**Task prompt:** Give only the number of lines in the listing below where the string "this" occurs.

**Records for the task:**
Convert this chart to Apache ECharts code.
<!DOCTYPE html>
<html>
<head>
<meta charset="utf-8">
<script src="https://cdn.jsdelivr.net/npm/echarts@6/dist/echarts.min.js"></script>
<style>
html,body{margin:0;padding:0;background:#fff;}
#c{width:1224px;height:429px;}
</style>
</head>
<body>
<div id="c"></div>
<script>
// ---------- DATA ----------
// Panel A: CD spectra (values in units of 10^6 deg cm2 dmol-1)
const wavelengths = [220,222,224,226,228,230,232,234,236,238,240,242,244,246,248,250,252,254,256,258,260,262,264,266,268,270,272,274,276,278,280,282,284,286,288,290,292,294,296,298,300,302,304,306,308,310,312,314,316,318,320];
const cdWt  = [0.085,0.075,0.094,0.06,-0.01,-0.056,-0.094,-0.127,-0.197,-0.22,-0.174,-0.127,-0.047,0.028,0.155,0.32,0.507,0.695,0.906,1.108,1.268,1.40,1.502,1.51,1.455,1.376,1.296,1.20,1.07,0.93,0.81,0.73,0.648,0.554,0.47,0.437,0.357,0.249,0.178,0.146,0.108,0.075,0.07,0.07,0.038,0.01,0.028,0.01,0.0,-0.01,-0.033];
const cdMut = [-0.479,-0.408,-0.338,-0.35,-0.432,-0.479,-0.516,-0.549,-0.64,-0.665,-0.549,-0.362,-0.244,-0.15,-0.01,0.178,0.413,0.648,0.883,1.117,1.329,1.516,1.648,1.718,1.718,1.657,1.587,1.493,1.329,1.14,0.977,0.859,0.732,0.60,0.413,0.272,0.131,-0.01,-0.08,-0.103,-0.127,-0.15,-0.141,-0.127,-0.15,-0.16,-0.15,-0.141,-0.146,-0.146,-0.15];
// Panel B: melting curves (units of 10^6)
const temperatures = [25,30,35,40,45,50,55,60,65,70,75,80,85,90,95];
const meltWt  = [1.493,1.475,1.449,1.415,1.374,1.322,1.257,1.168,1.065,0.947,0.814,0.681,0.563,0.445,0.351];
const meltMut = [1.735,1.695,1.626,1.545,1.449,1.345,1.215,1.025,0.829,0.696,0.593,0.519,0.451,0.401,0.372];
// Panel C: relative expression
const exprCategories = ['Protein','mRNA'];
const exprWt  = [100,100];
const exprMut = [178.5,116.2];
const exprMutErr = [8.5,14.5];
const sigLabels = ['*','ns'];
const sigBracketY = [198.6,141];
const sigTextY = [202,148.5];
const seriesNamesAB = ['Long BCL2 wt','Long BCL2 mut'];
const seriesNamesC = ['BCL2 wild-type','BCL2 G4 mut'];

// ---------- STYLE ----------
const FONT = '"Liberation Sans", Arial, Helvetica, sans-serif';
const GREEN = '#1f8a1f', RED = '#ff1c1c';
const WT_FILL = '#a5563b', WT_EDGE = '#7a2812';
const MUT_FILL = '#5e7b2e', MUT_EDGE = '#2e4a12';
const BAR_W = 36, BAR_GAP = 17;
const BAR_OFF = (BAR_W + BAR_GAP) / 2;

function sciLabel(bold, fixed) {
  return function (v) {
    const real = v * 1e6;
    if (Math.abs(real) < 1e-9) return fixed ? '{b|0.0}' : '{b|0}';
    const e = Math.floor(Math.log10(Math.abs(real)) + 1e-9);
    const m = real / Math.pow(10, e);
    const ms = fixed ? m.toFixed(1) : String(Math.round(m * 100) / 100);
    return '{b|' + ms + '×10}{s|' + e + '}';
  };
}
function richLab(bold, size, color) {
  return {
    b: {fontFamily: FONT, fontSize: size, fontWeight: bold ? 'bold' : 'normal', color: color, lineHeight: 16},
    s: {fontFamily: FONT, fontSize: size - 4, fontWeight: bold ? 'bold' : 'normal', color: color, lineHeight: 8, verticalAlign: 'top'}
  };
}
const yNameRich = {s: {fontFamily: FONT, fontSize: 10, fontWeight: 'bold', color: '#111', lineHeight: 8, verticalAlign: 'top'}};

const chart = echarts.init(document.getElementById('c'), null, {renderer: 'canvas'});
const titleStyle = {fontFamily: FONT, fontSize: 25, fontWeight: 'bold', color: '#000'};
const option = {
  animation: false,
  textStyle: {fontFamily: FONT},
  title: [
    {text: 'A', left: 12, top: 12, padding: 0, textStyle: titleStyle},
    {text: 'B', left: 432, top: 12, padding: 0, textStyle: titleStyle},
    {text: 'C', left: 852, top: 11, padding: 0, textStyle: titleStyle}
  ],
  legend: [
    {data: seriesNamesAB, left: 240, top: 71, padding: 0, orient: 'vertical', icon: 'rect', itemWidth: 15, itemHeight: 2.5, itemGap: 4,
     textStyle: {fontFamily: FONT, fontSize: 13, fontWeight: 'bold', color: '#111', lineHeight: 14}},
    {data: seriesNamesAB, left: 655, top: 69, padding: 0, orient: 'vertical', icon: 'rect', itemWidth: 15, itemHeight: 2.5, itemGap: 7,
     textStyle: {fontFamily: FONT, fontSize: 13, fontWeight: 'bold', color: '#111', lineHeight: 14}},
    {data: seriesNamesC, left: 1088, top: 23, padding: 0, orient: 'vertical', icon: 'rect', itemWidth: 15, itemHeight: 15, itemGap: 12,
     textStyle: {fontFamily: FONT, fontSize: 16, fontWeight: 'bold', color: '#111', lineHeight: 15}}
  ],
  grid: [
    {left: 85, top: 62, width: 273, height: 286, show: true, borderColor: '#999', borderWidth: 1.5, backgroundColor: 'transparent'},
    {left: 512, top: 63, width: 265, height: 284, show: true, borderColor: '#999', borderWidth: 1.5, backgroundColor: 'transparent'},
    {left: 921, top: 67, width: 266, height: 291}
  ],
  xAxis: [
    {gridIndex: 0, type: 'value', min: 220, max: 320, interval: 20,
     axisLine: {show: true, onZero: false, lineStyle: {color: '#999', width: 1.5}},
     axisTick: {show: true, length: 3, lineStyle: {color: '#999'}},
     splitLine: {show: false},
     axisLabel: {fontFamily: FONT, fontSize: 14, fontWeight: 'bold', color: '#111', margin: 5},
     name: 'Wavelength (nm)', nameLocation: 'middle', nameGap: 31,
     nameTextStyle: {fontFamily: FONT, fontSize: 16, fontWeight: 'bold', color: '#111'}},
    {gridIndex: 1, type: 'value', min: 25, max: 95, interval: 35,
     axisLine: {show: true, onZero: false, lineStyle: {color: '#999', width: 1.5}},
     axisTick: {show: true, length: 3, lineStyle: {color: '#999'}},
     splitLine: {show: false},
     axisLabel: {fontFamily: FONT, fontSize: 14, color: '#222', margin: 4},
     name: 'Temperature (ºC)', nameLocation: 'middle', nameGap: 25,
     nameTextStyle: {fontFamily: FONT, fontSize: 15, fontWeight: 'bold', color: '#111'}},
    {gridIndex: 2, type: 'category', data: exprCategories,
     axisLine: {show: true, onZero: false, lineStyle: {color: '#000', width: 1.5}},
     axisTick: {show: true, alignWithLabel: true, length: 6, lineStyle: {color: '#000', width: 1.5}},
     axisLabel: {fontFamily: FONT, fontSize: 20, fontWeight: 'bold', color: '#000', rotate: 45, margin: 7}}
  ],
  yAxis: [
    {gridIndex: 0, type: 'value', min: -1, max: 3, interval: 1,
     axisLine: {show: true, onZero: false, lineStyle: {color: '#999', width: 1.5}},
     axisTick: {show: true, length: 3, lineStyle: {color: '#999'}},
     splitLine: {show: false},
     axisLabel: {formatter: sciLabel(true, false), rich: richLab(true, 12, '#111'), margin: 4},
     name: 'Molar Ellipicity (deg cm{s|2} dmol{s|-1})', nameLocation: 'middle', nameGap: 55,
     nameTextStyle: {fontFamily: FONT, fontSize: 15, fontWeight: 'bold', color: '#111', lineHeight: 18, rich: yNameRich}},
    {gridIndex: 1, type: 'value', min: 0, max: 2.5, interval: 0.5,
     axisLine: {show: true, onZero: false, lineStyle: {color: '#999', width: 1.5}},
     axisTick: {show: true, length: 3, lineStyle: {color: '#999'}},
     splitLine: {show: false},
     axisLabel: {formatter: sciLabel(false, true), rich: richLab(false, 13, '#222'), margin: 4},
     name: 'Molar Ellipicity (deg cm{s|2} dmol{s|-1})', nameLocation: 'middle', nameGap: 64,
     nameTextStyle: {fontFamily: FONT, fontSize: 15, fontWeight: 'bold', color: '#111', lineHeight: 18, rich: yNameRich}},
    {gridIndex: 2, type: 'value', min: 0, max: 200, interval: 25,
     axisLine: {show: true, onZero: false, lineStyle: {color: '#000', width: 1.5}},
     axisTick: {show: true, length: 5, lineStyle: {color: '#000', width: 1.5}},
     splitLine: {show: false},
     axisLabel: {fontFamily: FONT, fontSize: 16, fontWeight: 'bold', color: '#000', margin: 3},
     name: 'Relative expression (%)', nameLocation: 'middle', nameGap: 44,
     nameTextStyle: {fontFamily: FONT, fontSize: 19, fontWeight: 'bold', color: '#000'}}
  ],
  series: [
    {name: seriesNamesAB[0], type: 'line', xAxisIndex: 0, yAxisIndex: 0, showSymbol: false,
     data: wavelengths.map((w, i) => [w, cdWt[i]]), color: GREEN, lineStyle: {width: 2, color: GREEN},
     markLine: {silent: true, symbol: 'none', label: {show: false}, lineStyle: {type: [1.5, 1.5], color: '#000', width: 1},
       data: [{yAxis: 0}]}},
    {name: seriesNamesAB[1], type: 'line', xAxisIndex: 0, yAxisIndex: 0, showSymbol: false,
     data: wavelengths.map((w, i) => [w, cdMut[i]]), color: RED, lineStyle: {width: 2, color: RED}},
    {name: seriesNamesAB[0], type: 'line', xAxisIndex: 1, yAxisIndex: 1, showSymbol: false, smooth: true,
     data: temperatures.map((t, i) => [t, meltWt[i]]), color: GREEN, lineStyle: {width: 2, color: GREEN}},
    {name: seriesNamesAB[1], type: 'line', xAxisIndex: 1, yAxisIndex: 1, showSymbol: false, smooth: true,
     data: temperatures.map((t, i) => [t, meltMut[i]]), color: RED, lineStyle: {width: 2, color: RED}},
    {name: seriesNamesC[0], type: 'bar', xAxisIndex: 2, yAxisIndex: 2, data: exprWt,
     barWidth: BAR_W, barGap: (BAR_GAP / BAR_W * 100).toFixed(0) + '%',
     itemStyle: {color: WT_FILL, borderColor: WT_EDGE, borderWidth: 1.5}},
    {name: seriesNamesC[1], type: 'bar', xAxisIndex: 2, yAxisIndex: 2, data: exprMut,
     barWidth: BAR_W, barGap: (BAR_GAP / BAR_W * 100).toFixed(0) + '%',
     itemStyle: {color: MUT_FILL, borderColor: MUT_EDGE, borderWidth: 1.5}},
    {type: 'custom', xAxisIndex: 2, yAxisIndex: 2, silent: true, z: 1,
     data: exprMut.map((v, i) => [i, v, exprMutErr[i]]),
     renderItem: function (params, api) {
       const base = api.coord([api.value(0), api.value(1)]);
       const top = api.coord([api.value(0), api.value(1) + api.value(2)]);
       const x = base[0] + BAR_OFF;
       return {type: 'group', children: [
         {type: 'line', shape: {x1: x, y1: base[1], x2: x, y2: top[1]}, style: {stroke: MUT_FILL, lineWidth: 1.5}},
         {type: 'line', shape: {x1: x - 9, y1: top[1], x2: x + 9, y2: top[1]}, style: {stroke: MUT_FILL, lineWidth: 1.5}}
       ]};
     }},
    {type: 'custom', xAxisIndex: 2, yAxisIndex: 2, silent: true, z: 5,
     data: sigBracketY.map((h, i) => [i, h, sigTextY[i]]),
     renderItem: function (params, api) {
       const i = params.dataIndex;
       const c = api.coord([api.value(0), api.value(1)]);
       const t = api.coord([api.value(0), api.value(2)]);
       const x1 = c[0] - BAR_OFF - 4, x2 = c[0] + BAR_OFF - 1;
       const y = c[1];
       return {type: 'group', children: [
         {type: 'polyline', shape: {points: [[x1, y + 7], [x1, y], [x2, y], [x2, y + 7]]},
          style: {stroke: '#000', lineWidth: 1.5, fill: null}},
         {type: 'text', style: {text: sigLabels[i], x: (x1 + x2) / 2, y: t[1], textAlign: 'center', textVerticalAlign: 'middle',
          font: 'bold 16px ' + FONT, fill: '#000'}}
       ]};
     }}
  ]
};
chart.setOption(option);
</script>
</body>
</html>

...

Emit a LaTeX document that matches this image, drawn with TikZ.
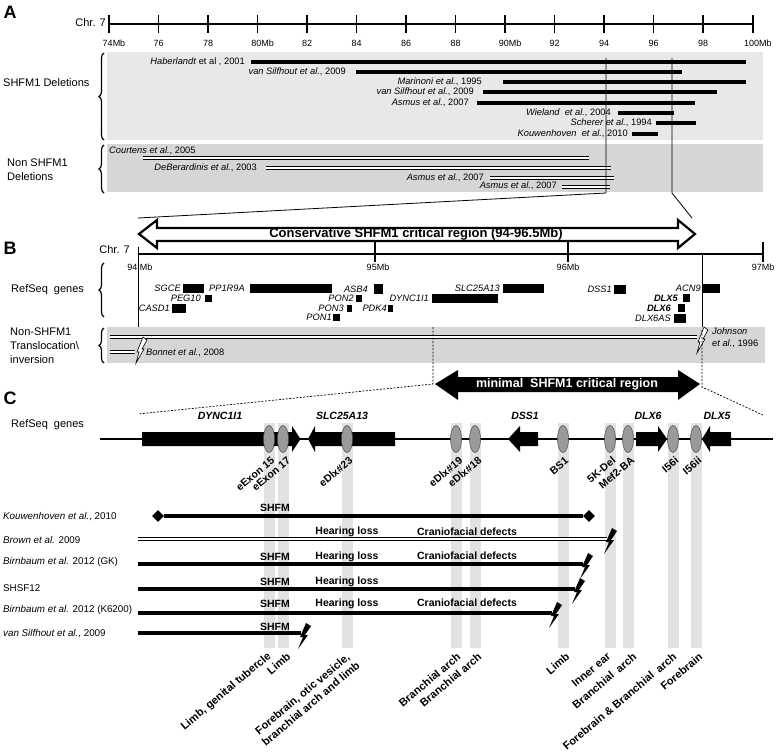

**Response below:** 2